In some cases, judges have meted out tough penalties for parents whose children are exposed to drugs. Leo Witham, the Hampton stepfather of a 20-month-old who died of a fentanyl overdose last year, was sentenced to 7½ to 15 years in prison for negligent homicide.
"It's the ultimate fear and reality of what can happen when people use these drugs," said Jennifer Haggar, a spokesman for the Rockingham County Attorney's Office.
But his sentence is by far the toughest, and other cases have settled with parents serving no time.
In June, Sabrina Pento, 29, the mother of a 6-year-old Manchester boy who suffered a nonfatal overdose of fentanyl last summer, pleaded guilty to a misdemeanor child endangerment charge and received two years' probation and was ordered into counseling.
She had given birth to a child shortly before her case was settled. Her husband, David Pento, backed out of a plea bargain that would have sent him to prison for at least three years and is awaiting trial.
And Kayla Austin, 22, was sentenced to two years' probation in January, after pleading guilty to child endangerment in connection to the fatal methamphetamine overdose of her 2-month-old son, Cayden Ross.
Ford, from the Concord police, described the travel trailer where Cayden was found as filthy, and court records say that needles were on a counter and a marijuana pipe was in the bedroom.
Police describe such cases as heart wrenching, especially when they find the child had been living in filthy conditions where drugs are at times in plain sight.
The father, Brandon Ross, 26, was sentenced to a minimum of 2½ years in state prison. Merrimack County prosecutors would not discuss Austin's sentence with a reporter, but during her sentencing hearing they said Austin had cooperated with the investigation and had done all required of her while out on bail.
"She will know, quite likely be tormented by, the fact that she was responsible in some way for the death of her own son," Merrimack County prosecutor David Rotman told her judge.
Ford said he's worried about children in several aspects. One is the resurgence of methamphetamine and the unpredictable, paranoid behavior that it invokes. All the addicts he runs across are now doing both fentanyl and methamphetamine, he said.
And while child protection workers do their best, he warned the drug crisis has overwhelmed the social service system just as it has courts and police departments.
If police see children in a drug house or are aware that someone they arrest has children, they contact the Division for Children, Youth and Families, police in Concord and Manchester said.

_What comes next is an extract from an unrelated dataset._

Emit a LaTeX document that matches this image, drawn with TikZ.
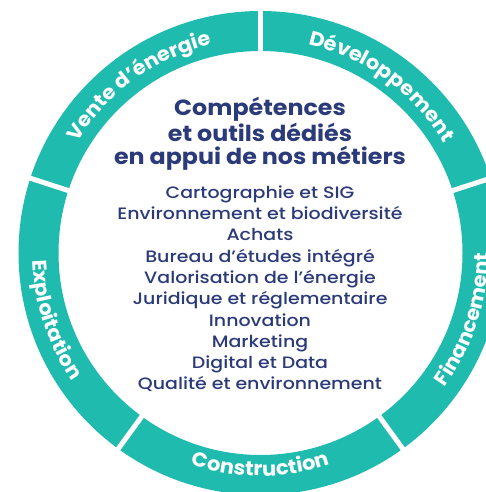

DCYF spokesman Jake Leon said removal depends on the severity of the situation. Factors include the prevalence of drugs in the home, the condition of the home, family supports and alternative caregivers.
"The opioid crisis has impacted many children and families in New Hampshire, and there are circumstances where DCYF wants to work with a family to keep the child safe in the home," he wrote in an email.
If a parent is actively engaged in treatment and another parent or relative can ensure safety, the situation could be deemed safe enough for the child to stay at home, he said.
"Successfully supporting a child and family through a parent's treatment and recovery is some of the most rewarding and impactful work that DCYF does," he said.
In an email, Manchester police spokesman Brian O'Keefe said police will always notify DCYF when they investigate a drug case and a child is present. Police also send out the Adverse Childhood Experiences Response Team to get children into proper services.
But some fall through the cracks. For example, Christen Gelinas was out on bail on drug trafficking charges out of Massachusetts when her son died in May in the Manchester apartment she shared with Joshua Garvey.
Court files in New Hampshire give no indication that DCYF was made aware of Gelinas' out-of-state arrest.
The two face multiple charges related to drug trafficking out of their Hevey Street apartment. They have not been indicted for any crime in connection with the child's death. According to court files, prosecutors have not sought such an indictment as of yet.
Prosecutors have also obtained convictions when children are exposed to drugs but don't die.
Derry resident Chelsea Foley, 26, was sentenced to a minimum prison term of 1½ years after her 2-month-old overdosed from the cocaine residue in her breast milk. The charge - first degree assault, domestic violence.
But when a couple was arrested last year after leaving their 7-year-old in a hotel room with cocaine in plain sight, their cases went separate ways. Ernest Jones, 43, was sent to prison for at least 15 months on a charge of reckless conduct with a deadly weapon. Elizabeth Fay, 33, took the case to trial, was found guilty of misdemeanor child endangerment and got a suspended sentence.
"It's not uncommon for the parent to go pick up the dope and leave the 3-year-old with the 1-year-old," Ford said. He thinks lawmakers should consider making the misdemeanor charge of child endangerment a felony upon subsequent convictions, just as shoplifting is.
"At some point you run out of lifelines, you run out of chances," he said.